TASK DESCRIPTION
Reproduce, please, only the lines from the first line below to the line containing "ax = fig.add_axes([0.133, 0.176, 0.825, 0.8])", inclusive.

DATA LINES

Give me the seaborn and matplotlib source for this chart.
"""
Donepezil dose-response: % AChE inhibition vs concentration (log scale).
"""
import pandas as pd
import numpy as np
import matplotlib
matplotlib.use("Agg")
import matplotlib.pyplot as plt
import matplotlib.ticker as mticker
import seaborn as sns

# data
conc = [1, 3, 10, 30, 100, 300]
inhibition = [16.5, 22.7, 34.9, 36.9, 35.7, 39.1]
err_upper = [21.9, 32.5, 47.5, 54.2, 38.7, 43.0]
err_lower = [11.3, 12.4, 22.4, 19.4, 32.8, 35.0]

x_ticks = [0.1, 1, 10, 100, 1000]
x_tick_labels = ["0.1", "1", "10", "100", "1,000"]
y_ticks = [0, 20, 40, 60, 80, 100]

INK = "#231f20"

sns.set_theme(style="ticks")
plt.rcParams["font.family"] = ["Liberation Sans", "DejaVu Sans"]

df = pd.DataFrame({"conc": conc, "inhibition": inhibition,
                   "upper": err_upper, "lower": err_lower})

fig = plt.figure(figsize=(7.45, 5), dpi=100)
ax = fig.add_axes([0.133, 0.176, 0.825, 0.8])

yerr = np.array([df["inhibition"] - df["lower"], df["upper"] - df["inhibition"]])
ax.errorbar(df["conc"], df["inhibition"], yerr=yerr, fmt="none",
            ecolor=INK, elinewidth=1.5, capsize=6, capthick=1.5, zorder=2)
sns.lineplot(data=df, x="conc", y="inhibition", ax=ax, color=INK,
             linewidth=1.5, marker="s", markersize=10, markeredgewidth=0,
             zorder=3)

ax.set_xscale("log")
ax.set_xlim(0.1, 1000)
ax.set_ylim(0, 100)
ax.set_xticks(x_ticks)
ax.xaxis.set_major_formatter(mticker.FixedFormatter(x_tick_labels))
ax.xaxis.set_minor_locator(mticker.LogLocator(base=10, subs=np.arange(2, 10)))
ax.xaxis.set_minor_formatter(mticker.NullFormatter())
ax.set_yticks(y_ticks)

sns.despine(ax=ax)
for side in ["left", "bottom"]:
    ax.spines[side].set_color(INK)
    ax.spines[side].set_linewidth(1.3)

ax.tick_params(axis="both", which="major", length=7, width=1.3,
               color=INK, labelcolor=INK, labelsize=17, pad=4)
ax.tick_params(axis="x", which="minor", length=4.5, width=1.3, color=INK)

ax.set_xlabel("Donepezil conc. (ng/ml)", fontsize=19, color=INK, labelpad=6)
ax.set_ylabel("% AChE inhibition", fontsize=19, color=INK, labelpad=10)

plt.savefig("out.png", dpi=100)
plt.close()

FINAL ANSWER
Give me the seaborn and matplotlib source for this chart.
"""
Donepezil dose-response: % AChE inhibition vs concentration (log scale).
"""
import pandas as pd
import numpy as np
import matplotlib
matplotlib.use("Agg")
import matplotlib.pyplot as plt
import matplotlib.ticker as mticker
import seaborn as sns

# data
conc = [1, 3, 10, 30, 100, 300]
inhibition = [16.5, 22.7, 34.9, 36.9, 35.7, 39.1]
err_upper = [21.9, 32.5, 47.5, 54.2, 38.7, 43.0]
err_lower = [11.3, 12.4, 22.4, 19.4, 32.8, 35.0]

x_ticks = [0.1, 1, 10, 100, 1000]
x_tick_labels = ["0.1", "1", "10", "100", "1,000"]
y_ticks = [0, 20, 40, 60, 80, 100]

INK = "#231f20"

sns.set_theme(style="ticks")
plt.rcParams["font.family"] = ["Liberation Sans", "DejaVu Sans"]

df = pd.DataFrame({"conc": conc, "inhibition": inhibition,
                   "upper": err_upper, "lower": err_lower})

fig = plt.figure(figsize=(7.45, 5), dpi=100)
ax = fig.add_axes([0.133, 0.176, 0.825, 0.8])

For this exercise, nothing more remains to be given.